What I just wrote is not a slam-dunk argument against OSes dependent on GC, but it is at least evidence against them -- even if decisions on which OS to use are usually political decisions.

Well, if you want more examples, Aicas, PTC and Aonix selling real time Java deployments into bare metal, some of which used by US and French military.

Or Astrobe selling Oberon boards for around 15 years now.

Or we can just keeping using UNIX clones, no need to waste money on improving the status quo.

Can you write the GC for go in go?

Go is self-hosting (i.e. Google's Go compiler is written in Go and is able to compile itself). I would assume that includes the garbage collector.

Nope it does not.

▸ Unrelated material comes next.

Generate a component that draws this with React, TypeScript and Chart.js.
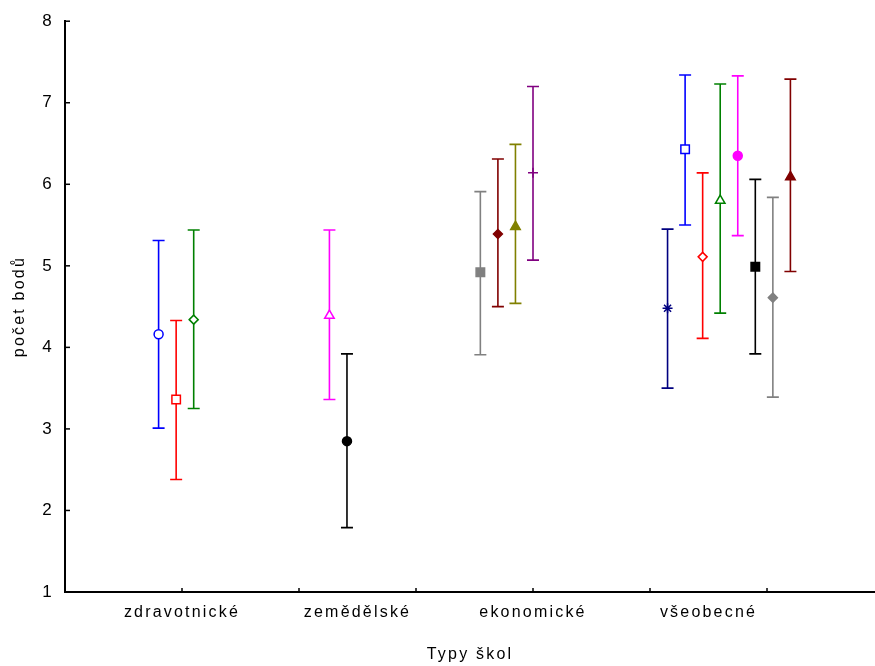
import React, { useEffect, useRef } from 'react';
import { Chart, registerables } from 'chart.js';

Chart.register(...registerables);

// Category labels along the x axis and where they sit on the linear x scale
const categories = ['zdravotnické', 'zemědělské', 'ekonomické', 'všeobecné'];
const categoryPositions = [1, 2.5, 4, 5.5];
// Tick marks of the x axis (no labels) and of the y axis
const xTickMarks = [1, 2, 3, 4, 5, 6];
const yTicks = [1, 2, 3, 4, 5, 6, 7, 8];

// One entry per plotted series (mean with interval)
const seriesX = [0.8, 0.95, 1.1, 2.26, 2.41, 3.55, 3.7, 3.85, 4.0, 5.15, 5.3, 5.45, 5.6, 5.75, 5.9, 6.05, 6.2];
const means = [4.16, 3.36, 4.34, 4.39, 2.85, 4.92, 5.39, 5.48, 6.14, 4.48, 6.43, 5.11, 5.8, 6.35, 4.99, 4.61, 6.09];
const lower = [3.01, 2.38, 3.25, 3.36, 1.79, 3.91, 4.5, 4.54, 5.07, 3.5, 5.5, 4.11, 4.42, 5.37, 3.92, 3.39, 4.93];
const upper = [5.31, 4.33, 5.44, 5.44, 3.92, 5.91, 6.31, 6.49, 7.2, 5.45, 7.34, 6.14, 7.23, 7.33, 6.06, 5.84, 7.29];

// Styles
const colors = ['#0000ff', '#ff0000', '#008000', '#ff00ff', '#000000', '#808080', '#800000', '#808000', '#800080',
  '#000080', '#0000ff', '#ff0000', '#008000', '#ff00ff', '#000000', '#808080', '#800000'];
const markers = ['circle', 'rect', 'rectRot', 'triangle', 'circle', 'rect', 'rectRot', 'triangle', 'cross',
  'star', 'rect', 'rectRot', 'triangle', 'circle', 'rect', 'rectRot', 'triangle'];
const filled = [false, false, false, false, true, true, true, true, true, true, false, false, false, true, true, true, true];
const markerRadius: Record<string, number> = { circle: 4.5, rect: 6, rectRot: 4.5, triangle: 5.5, cross: 5, star: 5 };

const FONT = "'Liberation Sans', Arial, sans-serif";
const LS = '2.2px';

const spacingPlugin = {
  id: 'letterSpacing',
  beforeUpdate(chart: any) { chart.ctx.letterSpacing = LS; },
  beforeLayout(chart: any) { chart.ctx.letterSpacing = LS; },
  beforeDraw(chart: any) { chart.ctx.letterSpacing = LS; },
};

const inwardTicks = {
  id: 'inwardTicks',
  afterDraw(chart: any) {
    const { ctx, chartArea, scales } = chart;
    ctx.save();
    ctx.strokeStyle = '#000';
    ctx.lineWidth = 1.5;
    yTicks.forEach((v) => {
      const y = scales.y.getPixelForValue(v);
      ctx.beginPath();
      ctx.moveTo(chartArea.left, y);
      ctx.lineTo(chartArea.left + 5, y);
      ctx.stroke();
    });
    xTickMarks.forEach((v) => {
      const x = scales.x.getPixelForValue(v);
      ctx.beginPath();
      ctx.moveTo(x, chartArea.bottom);
      ctx.lineTo(x, chartArea.bottom - 4);
      ctx.stroke();
    });
    ctx.restore();
  },
};

export default function App() {
  const ref = useRef<HTMLCanvasElement | null>(null);

  useEffect(() => {
    if (!ref.current) return;
    const markerSets = seriesX.map((x, i) => ({
      type: 'scatter' as const,
      data: [{ x, y: means[i] }],
      pointStyle: markers[i] as any,
      pointRadius: markerRadius[markers[i]],
      pointBorderColor: colors[i],
      pointBackgroundColor: filled[i] ? colors[i] : '#ffffff',
      pointBorderWidth: 1.5,
      order: 0,
    }));
    const barSets = seriesX.map((x, i) => ({
      type: 'line' as const,
      data: [{ x, y: lower[i] }, { x, y: upper[i] }],
      borderColor: colors[i],
      borderWidth: 1.6,
      pointStyle: 'line' as const,
      pointRadius: 6,
      pointBorderColor: colors[i],
      pointBorderWidth: 1.6,
      fill: false,
      order: 1,
    }));

    const chart = new Chart(ref.current, {
      type: 'scatter',
      data: { datasets: [...markerSets, ...barSets] as any },
      options: {
        animation: false,
        responsive: false,
        layout: { autoPadding: false, padding: { top: 19, right: 0, bottom: 0, left: 0 } },
        plugins: { legend: { display: false }, tooltip: { enabled: false } },
        scales: {
          x: {
            type: 'linear',
            position: 'bottom',
            min: 0,
            max: 6.923,
            afterBuildTicks: (axis: any) => {
              axis.ticks = categoryPositions.map((v) => ({ value: v }));
            },
            afterFit: (axis: any) => { axis.height = 74; },
            ticks: {
              autoSkip: false,
              maxRotation: 0,
              padding: 11,
              color: '#000',
              font: { family: FONT, size: 16 },
              callback: (_v: any, idx: number) => categories[idx],
            },
            grid: { display: false, drawTicks: false },
            border: { display: true, color: '#000', width: 2 },
            title: {
              display: true,
              text: 'Typy škol',
              color: '#000',
              font: { family: FONT, size: 16 },
              padding: { top: 0, bottom: 2 },
            },
          },
          y: {
            type: 'linear',
            min: 1,
            max: 8,
            afterFit: (axis: any) => { axis.width = 65; },
            ticks: {
              stepSize: 1,
              padding: 11,
              color: '#000',
              font: { family: FONT, size: 17 },
            },
            grid: { display: false, drawTicks: false },
            border: { display: true, color: '#000', width: 2 },
            title: {
              display: true,
              text: 'počet bodů',
              color: '#000',
              font: { family: FONT, size: 16 },
              padding: { top: 10, bottom: 0 },
            },
          },
        },
      } as any,
      plugins: [spacingPlugin, inwardTicks],
    });
    return () => chart.destroy();
  }, []);

  return (
    <div style={{ position: 'fixed', left: 0, top: 0, width: 875, height: 666, background: '#fff' }}>
      <canvas ref={ref} width={875} height={666} />
    </div>
  );
}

Writing the compiler self hosting has nothing to do with writing the run time system.


There's some assembly in there, but it seems to be mostly Go.

People have written GCs for lisps in (non-allocating subset of) the target language

Yes they have. It's a great approach. Does Go have a precisely defined subset for this?

Yes, in fact that is the case with the reference compiler.

You need a Go compiler to compile Go, so yes.

https://news.ycombinator.com/item?id=20522115 as I say here, this is unrelated.

Scala native seems promising. Would love to see monad hipsters dancing with bare metal.

You can already do that with OCaml and Haskell.

It exists, it’s called idris

Surprised they don't do a C# flavor with Rust memory shiny.

C# 7.x and 8 haven gotten a few low level features from Midori, you can then combine them with F#.